Now that you have started to get a game plan together to look for another position, it is time to deal with your finances. This is going to take a bunch of will-power and discipline. But . . . if you do find a position relatively quickly, you will be on your way to improving your financial position from now on!
The easy advice for going into “layoff mode” is to start aggressively saving so that you will have as much money as possible if the checks stop rolling in. Like I said, the advice is easy, the implementation is not. In order to start your preparation, you have to realize that there are two parts that need to be considered – current actions and future actions.
These are things that you can do right now. Actually, they would be good exercises even if you were not going into “layoff mode”.
First, you need to know how much you spend every week. For one week, track everything that you spend money on excluding bills like car and mortgage payments. Include everything from the Coke or coffee in the morning to the pack of gum that you bought on the way home. Keep a pen and small notebook with you so that it will be easier to keep track of. In order to cut your spending you have to know exactly what you spend. At the end of the week, I think that you will be surprised on how much you actually spent on small things that you do not think twice about buying.
Now that you know how much you spend in a week, try to find places that you can cut. Be very thoughtful and deliberate when you make purchases and think about the impact that purchase will have on your weekly spending. OK, OK, I will stop beating around the bush – the above is just a very nice way of saying “stop buying junk and start saving”. Now there, I said it. Just remember that it is the little things that add up over time.
As much as you hate it, you are going to have to make a budget. If you already have a budget – awesome! If you don’t no big deal. The hard part is not making it – the hard part is sticking to it once you make it.
To start a budget you need to list all of the expenses you will have for the month (mortgage payment or rent, car payment, utilities, credit card payments, food, etc.). Also list all of the income that you have each month. For variable expenses such as food and electricity, try to find an average month’s amount and plug that into your budget. As you track your spending your goal is not to go over the average amounts. There are many, many ways and schools of thought about the mechanics of budgeting, but it all boils down to knowing where you spend your money and staying within limits that you set for your variable expenses.

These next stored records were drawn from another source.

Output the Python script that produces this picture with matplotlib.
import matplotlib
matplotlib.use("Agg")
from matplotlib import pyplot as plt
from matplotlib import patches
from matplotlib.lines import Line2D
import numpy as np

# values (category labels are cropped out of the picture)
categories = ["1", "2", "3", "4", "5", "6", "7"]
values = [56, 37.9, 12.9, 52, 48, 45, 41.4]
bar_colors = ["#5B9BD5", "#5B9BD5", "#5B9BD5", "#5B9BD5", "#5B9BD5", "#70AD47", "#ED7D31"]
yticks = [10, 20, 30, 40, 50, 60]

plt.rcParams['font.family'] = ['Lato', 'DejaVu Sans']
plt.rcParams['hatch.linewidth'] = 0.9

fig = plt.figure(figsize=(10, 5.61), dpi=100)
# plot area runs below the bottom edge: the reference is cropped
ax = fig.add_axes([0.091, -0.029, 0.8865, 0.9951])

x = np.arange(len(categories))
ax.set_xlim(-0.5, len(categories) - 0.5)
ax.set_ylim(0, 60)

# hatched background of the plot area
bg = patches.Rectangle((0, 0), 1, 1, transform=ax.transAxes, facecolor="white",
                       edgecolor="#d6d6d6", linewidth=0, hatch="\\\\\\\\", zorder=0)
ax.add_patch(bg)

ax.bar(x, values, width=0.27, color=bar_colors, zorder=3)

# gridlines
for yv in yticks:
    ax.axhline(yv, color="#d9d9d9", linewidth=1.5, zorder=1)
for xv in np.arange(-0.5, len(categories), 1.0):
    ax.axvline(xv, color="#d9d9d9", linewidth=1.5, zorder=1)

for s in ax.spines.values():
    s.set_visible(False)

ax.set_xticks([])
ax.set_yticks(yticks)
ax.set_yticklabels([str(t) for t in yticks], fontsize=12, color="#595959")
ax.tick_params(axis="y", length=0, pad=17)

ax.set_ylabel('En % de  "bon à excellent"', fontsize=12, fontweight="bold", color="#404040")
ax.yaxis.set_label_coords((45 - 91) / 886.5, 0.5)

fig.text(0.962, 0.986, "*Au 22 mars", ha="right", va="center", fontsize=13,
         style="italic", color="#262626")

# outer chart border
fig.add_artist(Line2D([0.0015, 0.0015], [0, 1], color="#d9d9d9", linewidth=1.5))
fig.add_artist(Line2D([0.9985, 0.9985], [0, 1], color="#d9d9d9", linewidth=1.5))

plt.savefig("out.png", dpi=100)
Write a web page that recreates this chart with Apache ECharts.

This where you really dig deep into the items that make up your budget. Go through the budget line by line and mark beside each what is an absolute need and what is a want. For example, you need your house or apartment, but you want the 250 cable channels. This exercise will give you some ideas of where in your budget you can cut if things really get tough.
In this stage, you will also need to try and find out if you can get better deals on the things that you do keep in your budget. For example, now is the time to shop around for car insurance or see if you can get a better deal on your cellular phones by switching providers. Or even see if it would make sense to refinance your mortgage. Just try and find better deals for the things that you want to keep in your budget
Layoffs are not fun, but being realistic and prepared will go a long way toward helping you make it through this difficult time. I have found that sometimes layoffs can be a blessing in disguise. It might take a while to find what that blessing is, but hang in there it will come.